From outside I caught the distant wail of a police siren.

‘Indonesia? Oh. But that’s … far.’

‘Yes. It’s very far, Anna. I’m sorry.’

‘But … Indonesia’s nearly Australia.’

‘Yes. And that’s why I won’t be there for you – if you go through with this.’

If you go through with this

I stared at Xan. ‘For how long?’

‘Two years.’ He sighed. ‘Renewable. Or what’s more likely is that I’ll be posted somewhere else after that.’

‘And when do you go?’

‘Next Thursday. They’re arranging my work permit now.’

‘But … you didn’t tell me you were applying for jobs overseas.’

He shook his head. ‘Because I wasn’t. This has come completely out of the blue. The guy who was due to go has had to pull out because of family difficulties. They needed to fill the post quickly, preferably with someone who knows the region well – and they knew that I do. I lived there when I was a teenager – my parents had a posting in Jakarta; and I did business there when I was based in Hong Kong.’

‘Oh,’ I said faintly. ‘I see.’ I went over to the table, picked up our plates and carried them into the kitchen.

‘And I told you, Anna – I’m a nomad. I could easily live abroad.’

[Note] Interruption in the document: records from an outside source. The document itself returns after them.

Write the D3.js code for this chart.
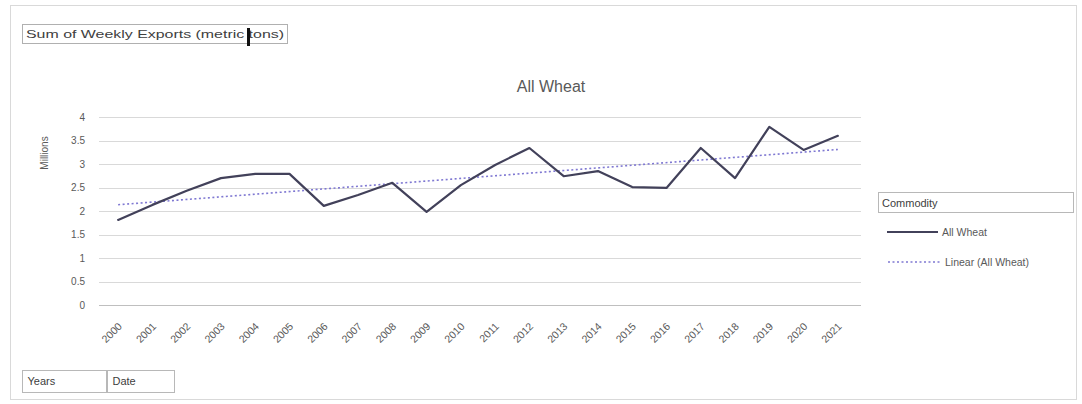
<!DOCTYPE html>
<html><head><meta charset="utf-8">
<script src="https://cdn.jsdelivr.net/npm/d3@7"></script>
<style>
html,body{margin:0;padding:0;background:#fff;}
svg{display:block;font-family:"Liberation Sans","DejaVu Sans",sans-serif;}
</style></head>
<body><svg id="c" width="1082" height="404"></svg>
<script>
const years = ["2000","2001","2002","2003","2004","2005","2006","2007","2008","2009","2010",
  "2011","2012","2013","2014","2015","2016","2017","2018","2019","2020","2021"];
const allWheat = [1.81,2.13,2.43,2.70,2.79,2.79,2.11,2.34,2.60,1.98,2.55,
  2.98,3.34,2.74,2.85,2.51,2.49,3.34,2.70,3.79,3.30,3.60];
const yTicks = [0,0.5,1,1.5,2,2.5,3,3.5,4];
const chartTitle = "All Wheat";
const valueField = "Sum of Weekly Exports (metric tons)";
const yTitle = "Millions";
const legendTitle = "Commodity";
const seriesNames = ["All Wheat","Linear (All Wheat)"];
const axisFields = ["Years","Date"];

const svg = d3.select("#c");
const plot = {l:101, r:855, t:117, b:305};
const txt = "#595959";

// chart area border
svg.append("rect").attr("x",10.5).attr("y",5.5).attr("width",1066).attr("height",394)
  .attr("fill","#fff").attr("stroke","#d9d9d9");

const x = d3.scalePoint().domain(years).range([plot.l, plot.r]).padding(0.5);
const y = d3.scaleLinear().domain([0,4]).range([plot.b, plot.t]);

// gridlines
svg.append("g").selectAll("line").data(yTicks).join("line")
  .attr("x1",plot.l-2).attr("x2",plot.r+6)
  .attr("y1",d=>Math.round(y(d))+0.5).attr("y2",d=>Math.round(y(d))+0.5)
  .attr("stroke",d=>d===0?"#bfbfbf":"#d9d9d9").attr("stroke-width",1);

// y axis labels
const yAxis = d3.axisLeft(y).tickValues(yTicks).tickSize(0).tickPadding(0).tickFormat(d3.format("~g"));
const ga = svg.append("g").attr("transform",`translate(${plot.l-16},0)`).call(yAxis);
ga.select(".domain").remove();
ga.selectAll("text").attr("fill",txt).attr("font-size",10).attr("font-family","Liberation Sans, sans-serif");

// y title
svg.append("text").attr("transform",`translate(48,153) rotate(-90)`).attr("text-anchor","middle")
  .attr("fill",txt).attr("font-size",10).text(yTitle);

// x labels
const xAxis = d3.axisBottom(x).tickSize(0).tickPadding(0);
const gx = svg.append("g").attr("transform",`translate(0,${plot.b})`).call(xAxis);
gx.select(".domain").remove();
gx.selectAll("text").attr("fill",txt).attr("font-size",10.5).attr("font-family","Liberation Sans, sans-serif")
  .attr("text-anchor","end").attr("dy",null).attr("y",0)
  .attr("transform","translate(4,22) rotate(-45)");

// title
svg.append("text").attr("x",551).attr("y",92).attr("text-anchor","middle")
  .attr("fill",txt).attr("font-size",16).text(chartTitle);

// trendline (least squares over index)
const n = allWheat.length;
const mi = d3.mean(d3.range(n)), mv = d3.mean(allWheat);
const slope = d3.sum(d3.range(n), i => (i-mi)*(allWheat[i]-mv)) / d3.sum(d3.range(n), i => (i-mi)*(i-mi));
const icpt = mv - slope*mi;
const trendPts = [0, n-1].map(i => [x(years[i]), y(icpt + slope*i)]);
svg.append("path").attr("d", d3.line()(trendPts)).attr("fill","none")
  .attr("stroke","#7f78d2").attr("stroke-width",1.6).attr("stroke-dasharray","2,2.5");

// main line
svg.append("path").datum(allWheat)
  .attr("d", d3.line().x((d,i)=>x(years[i])).y(d=>y(d)))
  .attr("fill","none").attr("stroke","#42415a").attr("stroke-width",2.2)
  .attr("stroke-linejoin","round").attr("stroke-linecap","round");

// value field button
svg.append("rect").attr("x",22.5).attr("y",24.5).attr("width",265).attr("height",19)
  .attr("fill","#fff").attr("stroke","#b0b0b0");
svg.append("text").attr("x",26).attr("y",38).attr("font-size",11).attr("fill","#404040")
  .attr("textLength",258).attr("lengthAdjust","spacingAndGlyphs").text(valueField);
svg.append("rect").attr("x",247).attr("y",28).attr("width",3).attr("height",18).attr("fill","#111");

// axis field buttons
const fb = [{x:22.5,w:84},{x:107.5,w:67}];
axisFields.forEach((f,i)=>{
  svg.append("rect").attr("x",fb[i].x).attr("y",370.5).attr("width",fb[i].w).attr("height",22)
    .attr("fill","#fff").attr("stroke","#b8b8b8");
  svg.append("text").attr("x",fb[i].x+5).attr("y",385).attr("font-size",11).attr("fill","#404040").text(f);
});

// legend
svg.append("rect").attr("x",878.5).attr("y",192.5).attr("width",195).attr("height",20)
  .attr("fill","#fff").attr("stroke","#b8b8b8");
svg.append("text").attr("x",882).attr("y",207).attr("font-size",11).attr("fill","#404040").text(legendTitle);
const legY = [232, 262];
svg.append("line").attr("x1",887).attr("x2",938).attr("y1",legY[0]).attr("y2",legY[0])
  .attr("stroke","#42415a").attr("stroke-width",2);
svg.append("line").attr("x1",888).attr("x2",940).attr("y1",legY[1]).attr("y2",legY[1])
  .attr("stroke","#7f78d2").attr("stroke-width",1.6).attr("stroke-dasharray","2,2.5");
seriesNames.forEach((s,i)=>{
  svg.append("text").attr("x",i===0?942:945).attr("y",legY[i]+4).attr("font-size",10.5)
    .attr("fill",txt).text(s);
});
</script></body></html>
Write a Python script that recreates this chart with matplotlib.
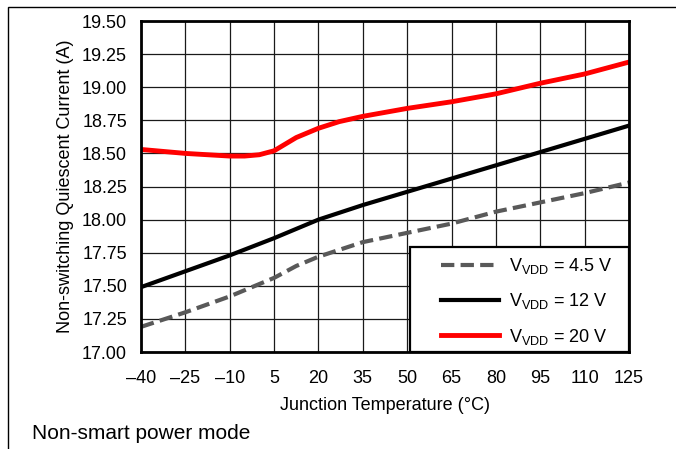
import matplotlib
matplotlib.use("Agg")
import matplotlib.pyplot as plt
from matplotlib.patches import Rectangle

plt.rcParams['font.family'] = ['Liberation Sans', 'DejaVu Sans']
plt.rcParams['mathtext.fontset'] = 'custom'
plt.rcParams['mathtext.rm'] = 'Liberation Sans'

# data
temp = [-40, -25, -10, 5, 12.5, 20, 35, 50, 65, 80, 95, 110, 125]
v45 = [17.19, 17.30, 17.42, 17.56, 17.65, 17.72, 17.83, 17.90, 17.97, 18.06, 18.13, 18.20, 18.28]
v12 = [17.49, 17.61, 17.73, 17.86, 17.93, 18.00, 18.11, 18.21, 18.31, 18.41, 18.51, 18.61, 18.71]
temp20 = [-40, -25, -10, -5, 0, 5, 12.5, 20, 27, 35, 50, 65, 80, 95, 110, 125]
v20 = [18.53, 18.50, 18.48, 18.48, 18.49, 18.52, 18.62, 18.69, 18.74, 18.78, 18.84, 18.89, 18.95, 19.03, 19.10, 19.19]

xticks = [-40, -25, -10, 5, 20, 35, 50, 65, 80, 95, 110, 125]
xticklabels = ['–40', '–25', '–10', '5', '20', '35', '50', '65', '80', '95', '110', '125']
yticks = [17.00, 17.25, 17.50, 17.75, 18.00, 18.25, 18.50, 18.75, 19.00, 19.25, 19.50]

fig = plt.figure(figsize=(6.76, 4.49), dpi=100)
ax = fig.add_axes([0.2086, 0.216, 0.7219, 0.7372])

# outer frame (left and top edges visible)
fig.add_artist(Rectangle((0.012, -0.1), 1.2, 0.1 + 0.9844, transform=fig.transFigure,
                         fill=False, edgecolor='black', linewidth=1.0))

ax.plot(temp, v45, color='#595959', linewidth=3.0, dashes=(3.2, 1.5),
        label=r'V$_\mathregular{VDD}$ = 4.5 V')
ax.plot(temp, v12, color='black', linewidth=3.0, label=r'V$_\mathregular{VDD}$ = 12 V')
ax.plot(temp20, v20, color='#ff0000', linewidth=3.5, label=r'V$_\mathregular{VDD}$ = 20 V')

ax.set_xlim(-40, 125)
ax.set_ylim(17.0, 19.5)
ax.set_xticks(xticks)
ax.set_xticklabels(xticklabels)
ax.set_yticks(yticks)
ax.set_yticklabels(['%.2f' % v for v in yticks])
ax.tick_params(axis='y', length=0, labelsize=13, pad=10)
ax.tick_params(axis='x', length=0, labelsize=13, pad=13)
ax.grid(True, color='#1a1a1a', linewidth=0.9)
ax.set_axisbelow(True)
for s in ax.spines.values():
    s.set_linewidth(2.0)

ax.set_xlabel('Junction Temperature (°C)', fontsize=13, labelpad=7)
ax.set_ylabel('Non-switching Quiescent Current (A)', fontsize=13, labelpad=6)

# legend box
ax.add_patch(Rectangle((0.551, 0.0), 0.449, 0.317, transform=ax.transAxes,
                       facecolor='white', edgecolor='black', linewidth=1.6, zorder=4))
leg = ax.legend(loc='upper left', bbox_to_anchor=(0.615, 0.29), borderaxespad=0,
                frameon=False, fontsize=13, handlelength=3.2, handletextpad=0.55,
                labelspacing=0.85, borderpad=0)
leg.set_zorder(5)

fig.text(0.047, 0.0356, 'Non-smart power mode', fontsize=15, ha='left', va='center')

fig.savefig('out.png', dpi=100)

I banged down a bowl on the worktop. ‘But I want you to live here. Near me. I’m going to need you, Xan. We’re going to need you.’ Tears were streaming down my cheeks.

‘I’m sorry,’ he groaned. ‘I can’t do that.’

‘Say you can’t take it,’ I wept. ‘Tell them your circumstances have changed. Tell them you’ve got “family difficulties”!’ I sank on to the chair.

‘But it’s agreed – and the point is I want to go.’

I pressed a napkin to my eyes. ‘You came here tonight to break up with me,’ I whispered. Xan looked out of the window. ‘That’s why you brought me the flowers.’

‘I’m … sorry, Anna, but don’t you see? I’m lucky to have got this – it’s a fantastic break. But yes, I knew it would spell the end for us, so I’d been bracing myself to tell you because I really like you and I felt sad at the thought of not being with you, but now … this …?’ He was shaking his head. ‘Please, Anna,’ he said. ‘Please don’t do it. We’ve been together for less than two months. It’s not long enough.’

‘It is for me!’ I shouted. My hands sprang to my face. ‘It’s more than long enough for me to have fallen in love with you!’

Xan emitted a frustrated sigh.

It was more than long enough for my parents too, I reflected. The same thing happened to them, in much less liberal times, but my dad had just done the right thing.

‘Let me come too,’ I croaked. And in the split second before Xan replied, I saw myself rocking a wickerwork cradle on a veranda, on a hot, humid night, beneath a slowly rotating fan.

‘No,’ I heard him say softly. ‘It’s out of the question.’

I stared at a tiny mark on the carpet. ‘Yes,’ I whispered after a moment. ‘You’re right.’ I’d only just started my course and my father needed me – I couldn’t abandon him now. I looked at Xan. ‘I can’t possibly go. Even if you wanted me to, which you probably wouldn’t.’

‘Anna – we haven’t been seeing each other long enough to make any plans – let alone have a child together. A child?’ he repeated. ‘Jesus Christ!’

I thought of my parents’ wedding photo – my mother’s conspicuously large bouquet of red roses not quite concealing her burgeoning bump.

‘And what if you weren’t going abroad?’ I asked. ‘How would you feel about it then? If you were staying here?’

Xan looked at me. ‘Exactly the same.’

‘Oh,’ I said quietly. ‘I see.’ I stared at the carpet again, scrutinising the little mark. I now saw that it was shaped like an aeroplane.

‘Don’t do this, Anna,’ I heard Xan say. ‘You’ll wreck both our lives – and the child’s …’ – he seemed unable to say the word ‘baby’. ‘It’s so unfair on it, not having a father from the start. Children have the right to be born into a stable family unit, with two parents to love them.’ I stared at him. ‘Please, Anna. Don’t. I do want children one day, but I want to be a father to them – not some absent stranger.’ His eyes were shining with tears. ‘It’s still early days and you have a choice. Please, Anna, don’t do this. Please …’ he repeated quietly.

I stared at Xan, too shattered to reply. Then he picked up his bag and walked out of the house, closing the front door with a definitive click.